You could try a WinMain function and use the SetTimer function and a regular message loop (you can also take advantage of the filter mechanism of GetMessage( ... ) ) in which you test for the WM_TIMER message with the requested time and when your counter reaches the limit do a PostQuitMessage(0) to terminate the message loop.
For a duty cycle that fast, you can use a high accuracy timer (like QueryPerformanceTimer) and a busy-wait loop.
If you had a much lower duty cycle, but still wanted precision, then you could Sleep for part of the time and then eat up the leftover time with a busy-wait loop.
Another option is to use something like DirectX to sync yourself to the VSync interrupt (which is almost always 60 Hz). This can make a lot of sense if you're coding a game or a/v presentation.
Windows is not a real-time OS, so there will never be a perfect way to do something like this, as there's no guarantee your thread will be scheduled to run exactly when you need it to.
Note that in the remarks for Sleep, the actual amount of time will be at least one "tick" and possible one whole "tick" longer than the delay you requested before the thread is scheduled to run again (and then we have to assume the thread is scheduled). The "tick" can vary a lot depending on hardware and the version of Windows. It is commonly in the 10-15 ms range, and I've seen it as bad as 19 ms. For 60 Hz, you need 16.666 ms per iteration, so this is obviously not nearly precise enough to give you what you need.
What about rendering (iterating) based on the time elapsed between rendering of each frame?

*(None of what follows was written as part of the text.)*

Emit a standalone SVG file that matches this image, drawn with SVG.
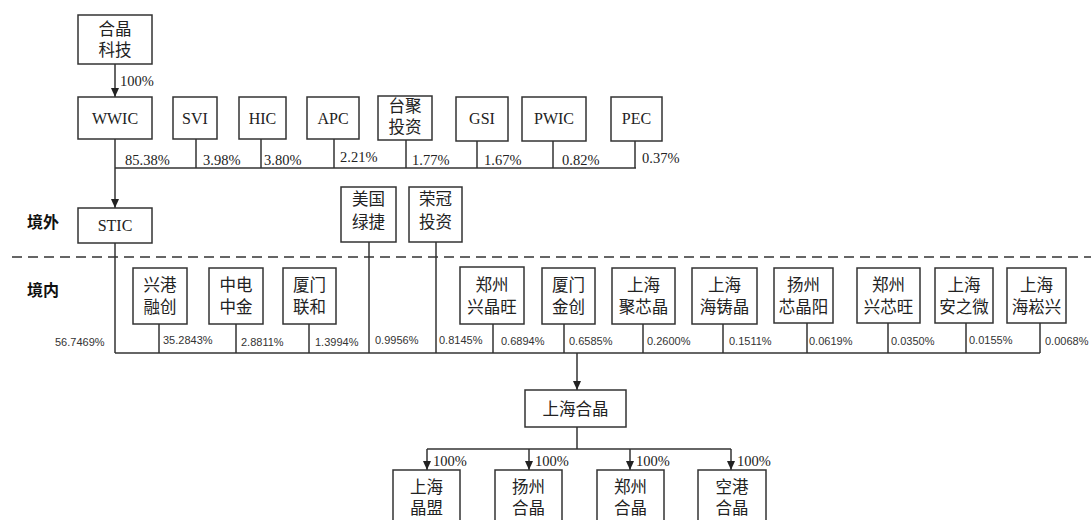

Consider creating a void render(double timePassed) function and render depending on the timePassed parameter instead of putting program to sleep.
Imagine, for example, you want to render a ball falling or bouncing. You would know it's speed, acceleration and all other physics that you need. Calculate the position of the ball based on timePassed and all other physics parameters (speed, acceleration, etc.).
Or if you prefer, you could just skip the render() function execution if time passed is a value to small, instead of puttin program to sleep.